◆ **PROBLEM DETAILS**
Count the lines in the records below that contain the word "this", and give only that number.

◆ **DATA**
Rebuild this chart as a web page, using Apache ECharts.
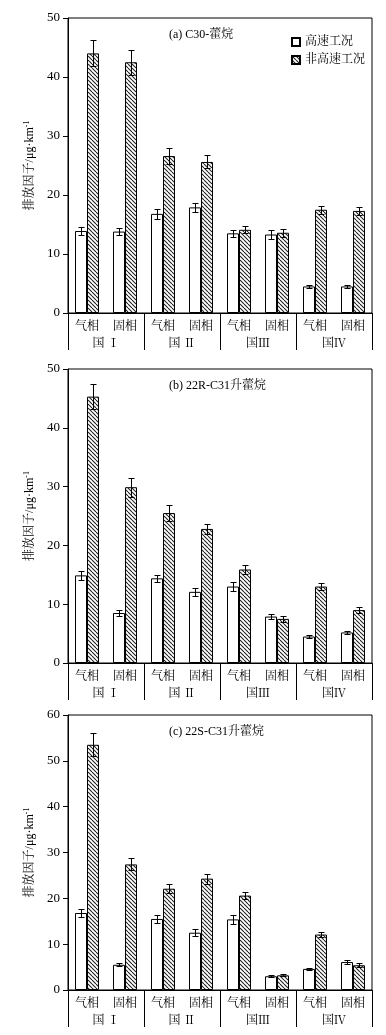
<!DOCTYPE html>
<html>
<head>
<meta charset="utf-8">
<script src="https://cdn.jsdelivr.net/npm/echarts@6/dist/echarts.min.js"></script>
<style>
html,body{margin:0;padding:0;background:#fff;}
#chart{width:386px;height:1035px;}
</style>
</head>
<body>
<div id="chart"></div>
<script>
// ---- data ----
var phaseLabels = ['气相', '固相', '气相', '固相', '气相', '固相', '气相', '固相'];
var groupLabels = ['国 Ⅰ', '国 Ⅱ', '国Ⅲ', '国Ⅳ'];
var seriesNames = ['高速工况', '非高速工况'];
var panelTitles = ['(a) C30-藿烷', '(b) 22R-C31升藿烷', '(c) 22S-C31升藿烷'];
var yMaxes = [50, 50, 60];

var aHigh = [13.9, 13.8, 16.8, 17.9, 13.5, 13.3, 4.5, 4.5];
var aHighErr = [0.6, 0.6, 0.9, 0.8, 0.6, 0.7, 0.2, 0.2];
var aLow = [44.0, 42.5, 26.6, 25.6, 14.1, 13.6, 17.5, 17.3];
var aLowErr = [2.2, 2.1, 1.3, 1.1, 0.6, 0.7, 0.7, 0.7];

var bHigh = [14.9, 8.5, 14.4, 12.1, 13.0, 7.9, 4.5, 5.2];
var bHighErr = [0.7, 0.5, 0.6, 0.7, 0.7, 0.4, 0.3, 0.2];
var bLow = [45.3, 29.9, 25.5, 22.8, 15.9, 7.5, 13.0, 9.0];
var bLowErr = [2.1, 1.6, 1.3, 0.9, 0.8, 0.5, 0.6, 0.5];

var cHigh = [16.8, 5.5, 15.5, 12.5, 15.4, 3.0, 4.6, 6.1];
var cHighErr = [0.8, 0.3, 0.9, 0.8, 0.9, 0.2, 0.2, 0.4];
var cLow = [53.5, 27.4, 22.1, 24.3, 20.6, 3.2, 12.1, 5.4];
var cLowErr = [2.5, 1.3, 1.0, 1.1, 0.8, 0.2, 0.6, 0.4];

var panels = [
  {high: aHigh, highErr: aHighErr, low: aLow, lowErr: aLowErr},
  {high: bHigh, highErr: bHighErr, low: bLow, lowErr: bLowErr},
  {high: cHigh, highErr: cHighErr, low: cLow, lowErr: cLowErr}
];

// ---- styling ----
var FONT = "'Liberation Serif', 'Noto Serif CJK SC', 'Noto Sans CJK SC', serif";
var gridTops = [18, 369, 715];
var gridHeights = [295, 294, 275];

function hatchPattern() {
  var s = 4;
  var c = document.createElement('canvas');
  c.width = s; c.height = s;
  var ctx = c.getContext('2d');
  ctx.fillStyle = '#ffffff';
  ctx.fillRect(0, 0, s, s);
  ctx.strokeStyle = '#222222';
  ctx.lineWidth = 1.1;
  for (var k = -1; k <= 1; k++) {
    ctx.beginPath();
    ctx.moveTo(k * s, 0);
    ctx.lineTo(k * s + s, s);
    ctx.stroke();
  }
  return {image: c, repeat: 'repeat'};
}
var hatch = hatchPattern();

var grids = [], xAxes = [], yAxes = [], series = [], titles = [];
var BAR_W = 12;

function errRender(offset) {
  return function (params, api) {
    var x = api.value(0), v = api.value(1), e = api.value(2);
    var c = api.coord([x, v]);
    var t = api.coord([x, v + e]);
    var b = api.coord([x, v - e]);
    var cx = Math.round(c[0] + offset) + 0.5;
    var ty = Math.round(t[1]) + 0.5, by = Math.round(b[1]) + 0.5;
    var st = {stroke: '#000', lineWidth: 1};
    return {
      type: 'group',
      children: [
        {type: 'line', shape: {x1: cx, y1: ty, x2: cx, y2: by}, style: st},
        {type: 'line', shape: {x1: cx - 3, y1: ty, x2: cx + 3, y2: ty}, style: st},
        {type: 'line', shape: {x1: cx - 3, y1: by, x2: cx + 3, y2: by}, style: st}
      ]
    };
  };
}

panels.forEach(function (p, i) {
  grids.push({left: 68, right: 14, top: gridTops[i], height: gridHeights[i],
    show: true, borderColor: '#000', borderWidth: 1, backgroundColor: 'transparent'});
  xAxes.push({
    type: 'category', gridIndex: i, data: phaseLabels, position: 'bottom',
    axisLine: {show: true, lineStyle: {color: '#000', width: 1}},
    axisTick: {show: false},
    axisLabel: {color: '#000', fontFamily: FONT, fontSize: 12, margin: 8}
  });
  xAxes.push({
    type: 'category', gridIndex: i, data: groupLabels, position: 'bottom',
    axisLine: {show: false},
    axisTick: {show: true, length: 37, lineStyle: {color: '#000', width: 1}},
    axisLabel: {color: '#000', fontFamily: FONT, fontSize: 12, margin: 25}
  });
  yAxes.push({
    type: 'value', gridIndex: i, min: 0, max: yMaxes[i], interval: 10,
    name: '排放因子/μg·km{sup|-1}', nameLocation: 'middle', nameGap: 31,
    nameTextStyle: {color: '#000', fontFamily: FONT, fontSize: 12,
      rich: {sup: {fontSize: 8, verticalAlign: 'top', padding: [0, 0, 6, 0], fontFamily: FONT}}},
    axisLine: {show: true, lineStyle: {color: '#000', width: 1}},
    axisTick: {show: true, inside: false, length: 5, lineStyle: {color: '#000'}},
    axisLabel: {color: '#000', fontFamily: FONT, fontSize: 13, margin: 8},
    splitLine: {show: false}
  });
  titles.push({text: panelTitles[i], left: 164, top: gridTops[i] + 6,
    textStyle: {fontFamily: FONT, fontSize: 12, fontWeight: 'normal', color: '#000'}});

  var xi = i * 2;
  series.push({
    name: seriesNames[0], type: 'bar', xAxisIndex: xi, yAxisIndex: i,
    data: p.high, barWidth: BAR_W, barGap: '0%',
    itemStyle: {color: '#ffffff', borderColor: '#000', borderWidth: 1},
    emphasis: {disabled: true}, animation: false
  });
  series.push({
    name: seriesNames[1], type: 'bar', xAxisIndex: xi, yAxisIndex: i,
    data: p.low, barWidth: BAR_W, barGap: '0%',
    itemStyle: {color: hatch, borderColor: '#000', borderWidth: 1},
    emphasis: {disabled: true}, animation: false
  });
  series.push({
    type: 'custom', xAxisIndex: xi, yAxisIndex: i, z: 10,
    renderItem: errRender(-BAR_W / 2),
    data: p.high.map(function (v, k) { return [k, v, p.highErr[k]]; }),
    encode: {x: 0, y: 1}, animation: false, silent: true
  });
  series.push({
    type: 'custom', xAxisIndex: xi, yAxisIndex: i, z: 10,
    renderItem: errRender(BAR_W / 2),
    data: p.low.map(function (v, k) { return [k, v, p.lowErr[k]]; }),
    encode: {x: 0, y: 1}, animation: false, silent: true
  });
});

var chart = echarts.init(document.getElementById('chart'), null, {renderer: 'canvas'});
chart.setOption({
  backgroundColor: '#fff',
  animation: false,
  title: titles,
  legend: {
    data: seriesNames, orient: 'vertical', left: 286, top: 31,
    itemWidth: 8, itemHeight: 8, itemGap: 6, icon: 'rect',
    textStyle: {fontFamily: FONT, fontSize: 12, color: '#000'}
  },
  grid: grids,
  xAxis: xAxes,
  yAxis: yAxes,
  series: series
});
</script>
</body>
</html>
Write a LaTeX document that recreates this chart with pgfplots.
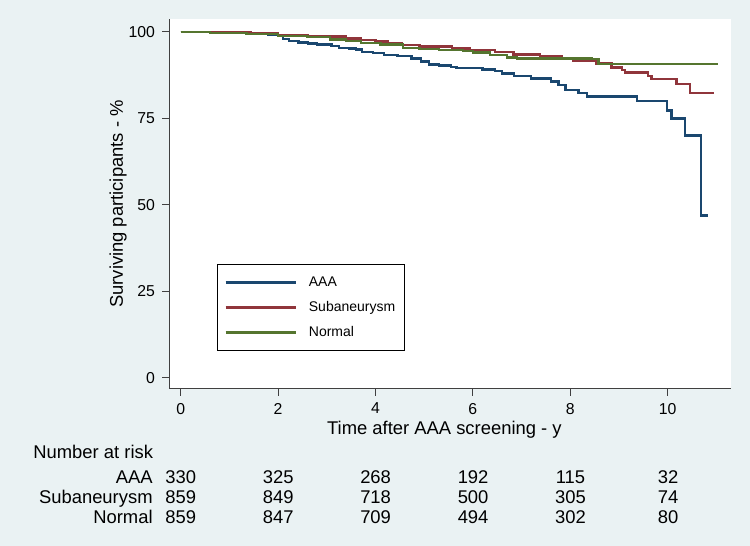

◆ **ANSWER TO THE PROBLEM**
2